First of all, there is pyFirmata which relies on the StandardFirmata sketch (or other sketch) being uploaded to the Arduino. pyFirmata is easy enough to use as it’s a Python library on the Pi. It also has the advantage of being a standard sketch issued with the Arduino IDE. The one issue I find with the Firmata sketch on the Arduino is that it does some weird-arse conversions between digital and analog readings. Take a sensor reading. As I understand it, normally on the Arduino a reading is taken from 0-1023. However, Firmata then converts this to a figure from 0-1. Which means that you then have to re-convert it on the Pi if you want the original reading. Obviously, 0-1 gives you a handy percentage reading, but I’d much rather do that conversion myself on the Pi.
Secondly, there’s nanpy. I covered it previously but have not yet used it. There is a firmware side and a client-side for the Pi, but it is not fully developed yet and it’s slightly unclear as to what it offers apart from the basics. Of course, the “basics” are what I will be using, so I’m going to give it a go!
And now, there’s PiSerial. PiSerial is interesting because it’s not a fully-fledged library. There’s no client-side at the moment (although the author is working on a Python implementation) and it’s basically a parser that sits on the Arduino waiting for commands over the serial line. Now, I’m not sure how efficient this is. The author of PiSerial says that Firmata communicates using binary, whereas PiSerial is (as the name infers) strictly text-based over the Serial line. I’m not so sure this is a big problem in terms of performance. The pyFirmata library must communicate over serial, as there is no other way of communicating between the Pi and the Arduino, it’s just the format of the commands that differs, I would have thought. In fact, thinking about it, if Firmata does use binary, there must be a fair amount of packing and unpacking of the commands on both sides… which surely must introduce overhead. Anyway, I haven’t got the tools and ability to test out that overhead yet, so I’m hoping Code and Life will do this in time.
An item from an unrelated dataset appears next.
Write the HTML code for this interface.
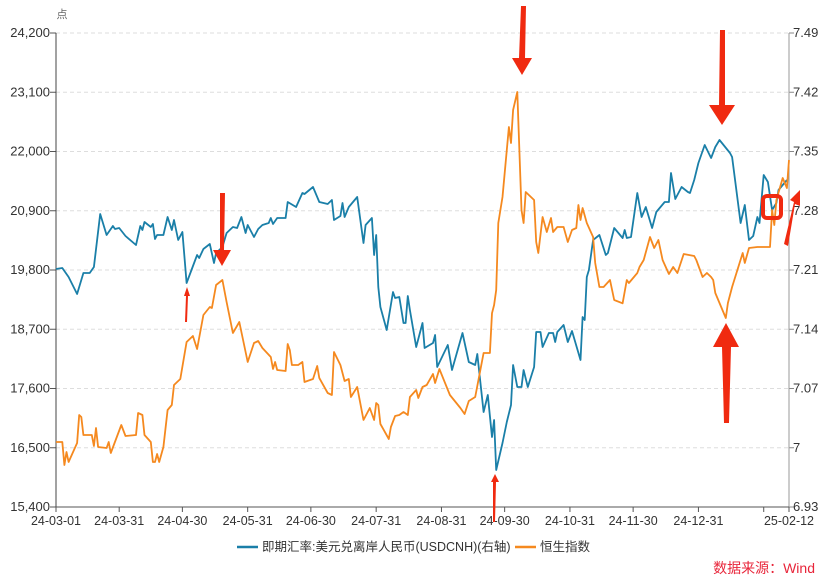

The most important difference between Firmata and PiSerial, however, is that you control the code on the Arduino. That’s right: the PiSerial is merely a framework on which you hang your own command parser. I don’t want to replicate all the text from Code and Life here, so I suggest you read it yourself to find out how the communication is achieved.
In summary, Firmata is quite a beast for what I want it to do for the PiPodCorder project. Essentially, all I want it to do is to do sensor readings and I’m not sure that it’s the best solution for that, what with the 0-1023 conversion it does. So, I think I will try to convert my PiPodCorder Python code to use nanpy and then, when the client-side is written on PiSerial, try that as well. Hopefully that will give me an insight into which one is ‘best’ for my needs and which one is more educational/interesting to use.